Cléo sometimes feels bitter about her personal experiences. “ I think that my struggle cost me a lot and sometimes I regret it a little. My family is divided because of this, and my mother still receives threats from members of her own family. One of my uncles even threatened to burn her if she didn’t reveal where I was.” Cléo feels guilty about the position that her mother is in, but she doesn’t know how to remedy the situation. She thought about bringing her mother to live in Tunisia but quickly abandoned the idea. “ Her whole life is there,” she says, “ at 58 years old, with her fragile health, she doesn’t have the strength to start anew. Sometimes, I tell myself that if I wasn’t what I was, life would be a lot simpler.

Cléo pauses before continuing with her story. She says that despite everything, her fight was not “ a silly thing.

I needed for all of this to get out and it did. But if I could go back, with the knowledge that I have today . . . I think that I would not do it again. Because of this, I cannot go back home.

The only way that she could go back to her country would be if she obtained another nationality, but she doesn’t count on this happening and says “ when you flee your country, you cannot return.

Cléo is at peace with how distanced she is from the family that rejected and harassed her. ” They live their lives, and I live mine. I took the surname of my maternal grandmother to really cut ties with them. We simply took different roads,” she says. 

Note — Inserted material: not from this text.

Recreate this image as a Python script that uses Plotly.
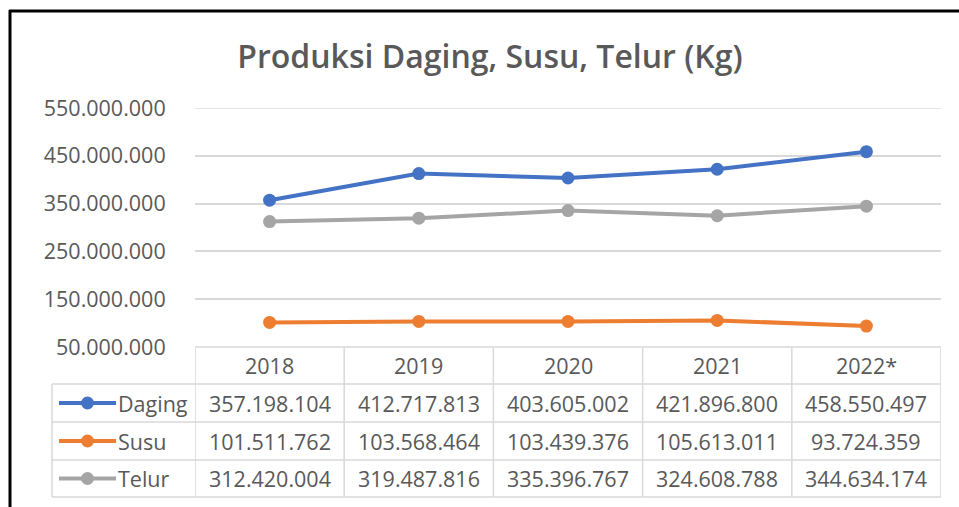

Cléo does not yet know what her long-term plans are. The UNHCR does not consider that Tunisia is a stable country for her because of “ discrimination based on race or sexuality.” She is in the process of being relocated, and she recently found out that she is meant to leave to Europe soon. She doesn’t know yet where exactly she will live, but she does know that she will receive a residency permit, accommodation, and protection: a new promise for the future.